• U.S.

THE PEOPLE: Scofflaws

4 minute read
TIME

Who cared about the black market? Not the U.S. people.

In New York City one day last week ten housewives, led by a public schoolteacher, made the rounds of their neighborhood meat and food dealers to ask their help in combating the black market. They got little comfort. At one store jeering employes told them: “Go home and wash your dishes.”

By last week the U.S. public, in most communities, had just about lost all of its wartime resistance against black marketing. Most people seemed to be resigned to widespread violations of the price-control laws. As they did in the Prohibition era, the people now winked and smiled at lawbreaking, helped the violators along by apathy or complacency, by scrambling to buy their wares at almost any price. The black market was just about out of hand—and off the American conscience.

It had moved out of the alley and into the regular avenues of trade. The pattern was uniformly ugly: the public not only tacitly approved of price cheating and shady dealings; it connived in them. In many a deal it was now the customer who suggested the “side money” bonus. Every community had its folklore and favorite practice:

In uninspected barnyard slaughterhouses, the seller might suggest to the buyer: “Bet you $100 you can’t hit the barn door with your hat at 100 yards.”

In hundreds of cities, renters of apartments, buyers of grain, textiles, beer, and almost every short article might propose the never-won wager: “Betcha I can spit farther than you can.”

In auto salesrooms the man who drops eight or ten $100 bills on the desk and quickly looks the other way was not uncommon.

On used car lots the over-ceiling premium bought a jack, an extra battery, a blanket—at $100 and up. In Oklahoma City, a dealer had a tired hunting hound which he habitually sold—along with a car. The hound dog always shuffled back to the lot.

In Cleveland an auto repairman upped his bill by charging for 167 hours of labor on a car he had in his shop for a week (total hours in a week: 168).

Almost everywhere nylon stockings, once the $10-a-pair symbol of affluence and influence, had become wampum.

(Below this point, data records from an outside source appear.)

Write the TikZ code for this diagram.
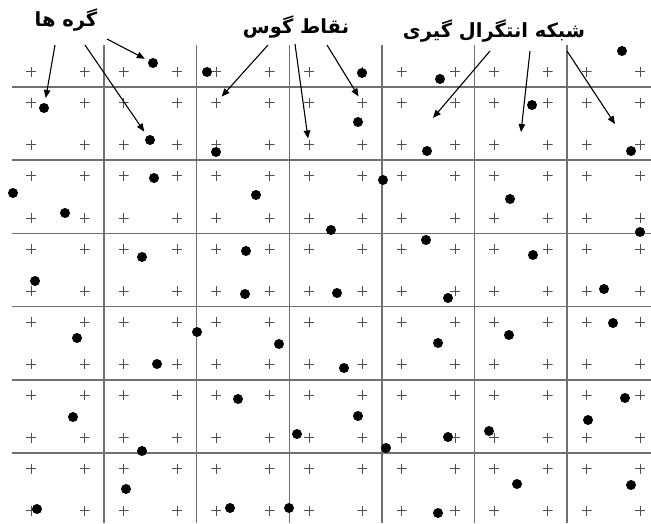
\documentclass[tikz,border=0pt]{standalone}
\usepackage{fontspec}
\usepackage{tikz}
\usetikzlibrary{arrows.meta,positioning,calc}
\newfontfamily\farsi[Script=Arabic]{DejaVu Sans}
\TeXXeTstate=1
\definecolor{GridGray}{HTML}{707070}
\definecolor{PlusGray}{HTML}{505050}

\begin{document}
\begin{tikzpicture}[
    x=1pt, y=-1pt,
    gridline/.style={draw=GridGray, line width=1.5pt},
    gauss/.style={inner sep=0pt, minimum size=10pt, path picture={\draw[PlusGray, line width=0.7pt] (path picture bounding box.north) -- (path picture bounding box.south) (path picture bounding box.west) -- (path picture bounding box.east);}},
    dot/.style={circle, fill=black, inner sep=0pt, minimum size=10pt},
    lbl/.style={inner sep=0pt, font=\farsi\bfseries\fontsize{19.5}{22}\selectfont},
    arrow/.style={-{Triangle[length=8pt, width=6.5pt]}, line width=1.1pt}
]
\useasboundingbox (0,0) rectangle (651,523);

% integration grid
\foreach \vx in {104.1,196.7,289.3,381.9,474.5,567.1}
    \draw[gridline] (\vx,45) -- (\vx,523);
\foreach \hy in {87,160.2,233.4,306.6,379.8,453}
    \draw[gridline] (12,\hy) -- (651,\hy);

% gauss points
\foreach \gx [count=\i] in {31.1,84.5,123.7,177.1,216.3,269.7,308.9,362.3,401.5,454.9,494.1,547.5,586.7,640.1} {
    \foreach \gy [count=\j] in {71.5,102.5,144.7,175.7,217.9,248.9,291.1,322.1,364.3,395.3,437.5,468.5,510.7} {
        \node[gauss] (g-\i-\j) at (\gx,\gy) {};
    }
}

% nodes
\foreach \dx/\dy [count=\k] in {153/63,207/72,44/108,150/140,216/152,362/73,440/79,622/51,358/122,532/105,427/151,631/151,
    154/178,13/193,256/195,65/213,331/230,142/257,246/251,35/281,245/294,197/332,77/338,
    383/180,510/199,640/232,426/240,533/255,337/293,448/298,604/289,613/323,509/335,438/343,
    279/344,157/364,238/399,73/417,297/434,142/451,126/489,37/509,230/508,289/508,
    344/368,358/416,625/398,588/420,448/437,489/431,386/448,517/484,631/485,438/513}
    \node[dot] (d\k) at (\dx,\dy) {};

% labels
\node[lbl] (nodes) at (66,20) {\beginR گره ها\endR};
\node[lbl] (gp) at (296,27) {\beginR نقاط گوس\endR};
\node[lbl] (mesh) at (494,31) {\beginR شبکه انتگرال گیری\endR};

\coordinate (c1) at (433,118);
\coordinate (c2) at (521,132);
\coordinate (c3) at (615,124);

\draw[arrow, shorten >=5pt] ($(nodes.center)+(-11,25)$) -- (d3);
\draw[arrow, shorten >=5pt] ($(nodes.center)+(19,25)$) -- (d4);
\draw[arrow, shorten >=4pt] ($(nodes.center)+(41,19)$) -- (d1);
\draw[arrow, shorten >=1pt] ($(gp.center)+(-28,18)$) -- (g-5-2);
\draw[arrow, shorten >=1pt] ($(gp.center)+(-1,17)$) -- (g-7-3);
\draw[arrow, shorten >=1pt] ($(gp.center)+(31,18)$) -- (g-8-2);
\draw[arrow] ($(mesh.center)+(-4,20)$) -- (c1);
\draw[arrow] ($(mesh.center)+(36,20)$) -- (c2);
\draw[arrow] ($(mesh.center)+(73,20)$) -- (c3);
\end{tikzpicture}
\end{document}
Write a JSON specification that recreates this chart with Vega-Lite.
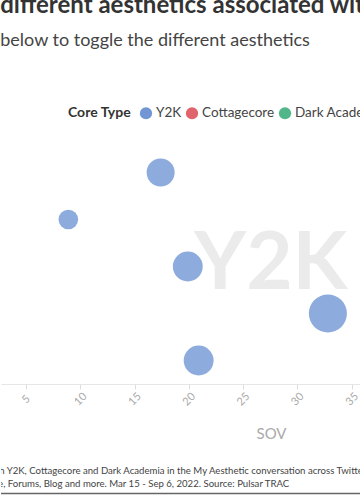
{
  "$schema": "https://vega.github.io/schema/vega-lite/v6.json",
  "padding": {"left": 0, "top": -6, "right": 0, "bottom": 0},
  "background": "white",
  "config": {"font": "Lato", "view": {"stroke": null}},
  "title": {
    "text": "different aesthetics associated with the My Aesthetic conversation",
    "subtitle": "below to toggle the different aesthetics",
    "anchor": "start",
    "fontSize": 24,
    "fontWeight": "bold",
    "color": "#333333",
    "subtitleFontSize": 18,
    "subtitleColor": "#444444",
    "subtitlePadding": 14,
    "offset": 56
  },
  "spacing": 23,
  "vconcat": [
    {
      "width": 360,
      "height": 235,
      "data": {
        "values": [
          {"kind": "point", "aesthetic": "Y2K", "topic": "Fashion", "sov": 17.4, "volume": 54},
          {"kind": "point", "aesthetic": "Y2K", "topic": "Music", "sov": 8.9, "volume": 26.5},
          {"kind": "point", "aesthetic": "Y2K", "topic": "Beauty", "sov": 19.9, "volume": 61.6},
          {"kind": "point", "aesthetic": "Y2K", "topic": "Nostalgia", "sov": 32.8, "volume": 100},
          {"kind": "point", "aesthetic": "Y2K", "topic": "Technology", "sov": 20.9, "volume": 61.6},
          {"kind": "label", "aesthetic": "Y2K", "topic": "Beauty", "sov": 27.55}
        ]
      },
      "encoding": {
        "x": {
          "field": "sov",
          "type": "quantitative",
          "title": "SOV",
          "scale": {"domain": [2.7, 35.85], "nice": false, "zero": false},
          "axis": {
            "values": [5, 10, 15, 20, 25, 30, 35],
            "labelAngle": -45,
            "labelAlign": "center",
            "labelBaseline": "middle",
            "labelPadding": 10,
            "labelColor": "#aaaaaa",
            "labelFontSize": 11,
            "tickColor": "#dddddd",
            "tickSize": 5,
            "domainColor": "#e6e6e6",
            "grid": false,
            "titleX": 270,
            "titleY": 49,
            "titleAlign": "center",
            "titleBaseline": "middle",
            "titleColor": "#aaaaaa",
            "titleFontSize": 15,
            "titleFontWeight": "normal"
          }
        },
        "y": {
          "field": "topic",
          "type": "nominal",
          "sort": ["Fashion", "Music", "Beauty", "Nostalgia", "Technology"],
          "axis": null
        }
      },
      "layer": [
        {
          "transform": [{"filter": "datum.kind == 'label'"}],
          "mark": {"type": "text", "fontSize": 80, "fontWeight": "bold", "color": "#ebebeb", "align": "center", "baseline": "alphabetic", "dy": 22},
          "encoding": {"text": {"field": "aesthetic"}}
        },
        {
          "transform": [{"filter": "datum.kind == 'point'"}],
          "mark": {"type": "circle", "opacity": 0.8},
          "encoding": {
            "size": {
              "field": "volume",
              "type": "quantitative",
              "scale": {"domain": [0, 100], "range": [0, 1450]},
              "legend": null
            },
            "color": {
              "field": "aesthetic",
              "type": "nominal",
              "scale": {"domain": ["Y2K", "Cottagecore", "Dark Academia"], "range": ["#7196d3", "#e0646b", "#52b788"]},
              "legend": {
                "title": "Core Type",
                "orient": "none",
                "legendX": 67,
                "legendY": -43,
                "direction": "horizontal",
                "titleOrient": "left",
                "symbolType": "circle",
                "symbolSize": 150,
                "symbolOpacity": 1,
                "labelFontSize": 13.5,
                "titleFontSize": 14,
                "labelColor": "#444444",
                "titleColor": "#333333",
                "columnPadding": 3,
                "labelOffset": 3,
                "titlePadding": 7
              }
            }
          }
        }
      ]
    },
    {
      "width": 360,
      "height": 39,
      "data": {
        "values": [
          {"line": 0, "text": "with Y2K, Cottagecore and Dark Academia in the My Aesthetic conversation across Twitter,"},
          {"line": 1, "text": "YouTube, Forums, Blog and more. Mar 15 - Sep 6, 2022. Source: Pulsar TRAC"}
        ]
      },
      "encoding": {
        "x": {"datum": 0, "type": "quantitative", "scale": {"domain": [0, 1]}, "axis": null},
        "y": {"field": "line", "type": "quantitative", "scale": {"domain": [-0.5, 2.5], "reverse": true}, "axis": null}
      },
      "layer": [
        {
          "transform": [{"filter": "datum.line == 0"}],
          "mark": {"type": "text", "align": "left", "baseline": "middle", "dx": -15, "fontSize": 9.6, "color": "#444444", "clip": true},
          "encoding": {"text": {"field": "text"}}
        },
        {
          "transform": [{"filter": "datum.line == 1"}],
          "mark": {"type": "text", "align": "left", "baseline": "middle", "dx": -33, "fontSize": 9.6, "color": "#444444", "clip": true},
          "encoding": {"text": {"field": "text"}}
        },
        {
          "transform": [{"filter": "datum.line == 0"}],
          "mark": {"type": "rule", "color": "#666666", "strokeWidth": 1.5},
          "encoding": {
            "x": {"datum": 0, "type": "quantitative"},
            "x2": {"datum": 1},
            "y": {"datum": 1.77, "type": "quantitative"}
          }
        }
      ]
    }
  ]
}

Back of the Barn. The public swiftly caught on to every unethical trick. The man who wanted a new automobile in a hurry, but had no car to trade in, knew that some dealer would sell him a secondhand car at $800 and then take it back in trade at $400. The OPA was virtually helpless against the racket in autos. It caught some little fish (some of them several times), but snagged few really big ones.

Last week, however, it netted a whopper —the biggest used car ring. In 18 months it had handled about 5,000 cars, worth $4,000,000 at ceiling prices, sold them for $7,000,000. The technique: buying from individuals in auto-jammed Detroit, selling to the auto-hungry mid-South through auction outlets in sleepy Cairo, Ill., and sleepier Murray, Ky. The indicted ringleader: dark, stocky Ben Fishel of Cairo, whose business ran merrily on while he served in the Army.

All over the nation there was now little hesitancy—from sellers & buyers alike—in flouting the laws. In the South and Southwest it was lumber-running—on the highways outside San Antonio and Austin, Tex., there is lively bidding each night at $1,200 for big truckloads of lumber worth $720 at ceiling prices. In almost every rural area, war veterans with priorities bought new tractors, sold them back of’the barn at $500 profit. In Florida, cement building blocks (ceiling 17¢) had a current black-market price of 60¢.

In New Orleans last week an airplane arrived from North Dakota—and a famed restaurant had 760 Ibs. of butter at 90¢ a Ib. In Wisconsin it was cheese, butter, and hijacked beer which filtered through illegal channels. In New York City, men’s clothing dealers bought low-priced suits from an ethical low-priced retailer, substituted their own labels for his and sold the suits for twice what they had cost. In Colorado it was grain-running to sheep and cattle feeders. In Iowa it was almost anything the farmer’s heart desired for a couple of carloads of corn.

Across the land the scofflaw was king—and he had many subjects.